What the task asks ::
Transcribe the records below from the first line to the line that includes "ax.tick_params(axis='y', pad=4)", inclusive, and omit the pictures.

━━ Entries

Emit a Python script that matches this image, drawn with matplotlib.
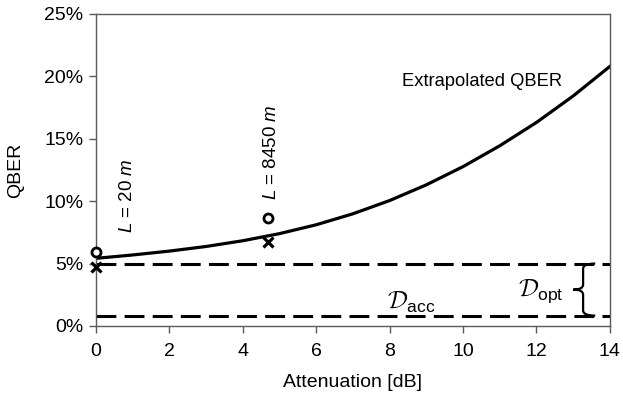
import matplotlib
matplotlib.use("Agg")
import matplotlib.pyplot as plt
from matplotlib.path import Path
from matplotlib.patches import PathPatch
from matplotlib.ticker import FuncFormatter

plt.rcParams['font.family'] = ['Liberation Sans', 'DejaVu Sans']
plt.rcParams['mathtext.fontset'] = 'custom'
plt.rcParams['mathtext.rm'] = 'Liberation Sans'
plt.rcParams['mathtext.it'] = 'Liberation Sans:italic'
plt.rcParams['mathtext.cal'] = 'cmsy10'

# Extrapolated QBER curve, attenuation in dB, QBER in %
curve_att = [0, 1, 2, 3, 4, 5, 6, 7, 8, 9, 10, 11, 12, 13, 14]
curve_qber = [5.42, 5.69, 6.00, 6.37, 6.83, 7.40, 8.11, 8.99, 10.05, 11.31,
              12.77, 14.44, 16.31, 18.43, 20.8]

# Measured points
meas_att = [0.0, 4.68]
meas_circle = [5.95, 8.63]
meas_cross = [4.75, 6.71]
meas_labels = ['$L$ = 20 $m$', '$L$ = 8450 $m$']

# Thresholds
d_upper = 5.0
d_lower = 0.83

x_ticks = [0, 2, 4, 6, 8, 10, 12, 14]
y_ticks = [0, 5, 10, 15, 20, 25]

fig = plt.figure(figsize=(6.23, 3.99), dpi=100)
ax = fig.add_axes([0.154, 0.183, 0.825, 0.782])

ax.plot(curve_att, curve_qber, color='black', lw=2.3, solid_joinstyle='round')
ax.plot(meas_att, meas_circle, linestyle='none', marker='o', ms=6.5,
        mfc='white', mec='black', mew=2.0, clip_on=False, zorder=4)
ax.plot(meas_att, meas_cross, linestyle='none', marker='x', ms=7.5,
        color='black', mew=2.3, clip_on=False, zorder=4)

for yv in (d_upper, d_lower):
    ax.plot([0, 14], [yv, yv], color='black', lw=2.2, dashes=(6.5, 2.7))

ax.set_xlim(0, 14)
ax.set_ylim(0, 25)
ax.set_xticks(x_ticks)
ax.set_yticks(y_ticks)
ax.yaxis.set_major_formatter(FuncFormatter(lambda v, p: f"{v:.0f}%"))

for s in ax.spines.values():
    s.set_color('#5a5a5a')
    s.set_linewidth(1.0)
ax.tick_params(axis='both', direction='out', length=5, width=1.0,
               color='#5a5a5a', labelsize=14)
ax.tick_params(axis='x', pad=7)
ax.tick_params(axis='y', pad=4)

ax.set_xlabel('Attenuation [dB]', fontsize=14)
ax.set_ylabel('QBER', fontsize=14)
ax.xaxis.set_label_coords(0.5, -0.155)
ax.yaxis.set_label_coords(-0.14, 0.5)

ax.text(8.34, 19.55, 'Extrapolated QBER', fontsize=13.2, ha='left', va='center')

ax.text(0.87, 7.45, meas_labels[0], rotation=90, fontsize=13.5,
        ha='center', va='bottom')
ax.text(4.79, 10.1, meas_labels[1], rotation=90, fontsize=13.5,
        ha='center', va='bottom')

ax.text(7.93, 1.35, r'$\mathcal{D}_{\mathrm{acc}}$', fontsize=18,
        ha='left', va='baseline')
ax.text(11.5, 2.45, r'$\mathcal{D}_{\mathrm{opt}}$', fontsize=18,
        ha='left', va='baseline')

# brace
xc = 13.27
mid = (d_upper + d_lower) / 2
hw, hh, tw = 0.33, 0.4, 0.27
verts = [(xc + hw, d_upper), (xc, d_upper), (xc, d_upper - hh),
         (xc, mid + hh), (xc, mid), (xc - tw, mid),
         (xc, mid), (xc, mid - hh),
         (xc, d_lower + hh), (xc, d_lower), (xc + hw, d_lower)]
codes = [Path.MOVETO, Path.CURVE3, Path.CURVE3,
         Path.LINETO, Path.CURVE3, Path.CURVE3,
         Path.CURVE3, Path.CURVE3,
         Path.LINETO, Path.CURVE3, Path.CURVE3]
ax.add_patch(PathPatch(Path(verts, codes), fill=False, lw=1.6, color='black'))

fig.savefig('out.png', dpi=100)
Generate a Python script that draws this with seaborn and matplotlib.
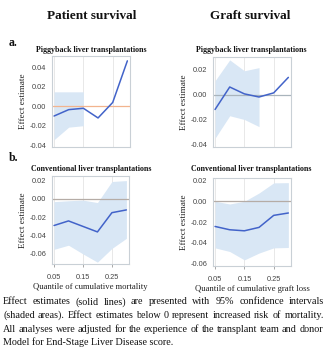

━━━━

In response ::
Emit a Python script that matches this image, drawn with matplotlib.
import matplotlib
matplotlib.use("Agg")
import matplotlib.pyplot as plt
from matplotlib.path import Path
from matplotlib.patches import PathPatch
from matplotlib.ticker import FuncFormatter

plt.rcParams['font.family'] = ['Liberation Sans', 'DejaVu Sans']
plt.rcParams['mathtext.fontset'] = 'custom'
plt.rcParams['mathtext.rm'] = 'Liberation Sans'
plt.rcParams['mathtext.it'] = 'Liberation Sans:italic'
plt.rcParams['mathtext.cal'] = 'cmsy10'

# Extrapolated QBER curve, attenuation in dB, QBER in %
curve_att = [0, 1, 2, 3, 4, 5, 6, 7, 8, 9, 10, 11, 12, 13, 14]
curve_qber = [5.42, 5.69, 6.00, 6.37, 6.83, 7.40, 8.11, 8.99, 10.05, 11.31,
              12.77, 14.44, 16.31, 18.43, 20.8]

# Measured points
meas_att = [0.0, 4.68]
meas_circle = [5.95, 8.63]
meas_cross = [4.75, 6.71]
meas_labels = ['$L$ = 20 $m$', '$L$ = 8450 $m$']

# Thresholds
d_upper = 5.0
d_lower = 0.83

x_ticks = [0, 2, 4, 6, 8, 10, 12, 14]
y_ticks = [0, 5, 10, 15, 20, 25]

fig = plt.figure(figsize=(6.23, 3.99), dpi=100)
ax = fig.add_axes([0.154, 0.183, 0.825, 0.782])

ax.plot(curve_att, curve_qber, color='black', lw=2.3, solid_joinstyle='round')
ax.plot(meas_att, meas_circle, linestyle='none', marker='o', ms=6.5,
        mfc='white', mec='black', mew=2.0, clip_on=False, zorder=4)
ax.plot(meas_att, meas_cross, linestyle='none', marker='x', ms=7.5,
        color='black', mew=2.3, clip_on=False, zorder=4)

for yv in (d_upper, d_lower):
    ax.plot([0, 14], [yv, yv], color='black', lw=2.2, dashes=(6.5, 2.7))

ax.set_xlim(0, 14)
ax.set_ylim(0, 25)
ax.set_xticks(x_ticks)
ax.set_yticks(y_ticks)
ax.yaxis.set_major_formatter(FuncFormatter(lambda v, p: f"{v:.0f}%"))

for s in ax.spines.values():
    s.set_color('#5a5a5a')
    s.set_linewidth(1.0)
ax.tick_params(axis='both', direction='out', length=5, width=1.0,
               color='#5a5a5a', labelsize=14)
ax.tick_params(axis='x', pad=7)
ax.tick_params(axis='y', pad=4)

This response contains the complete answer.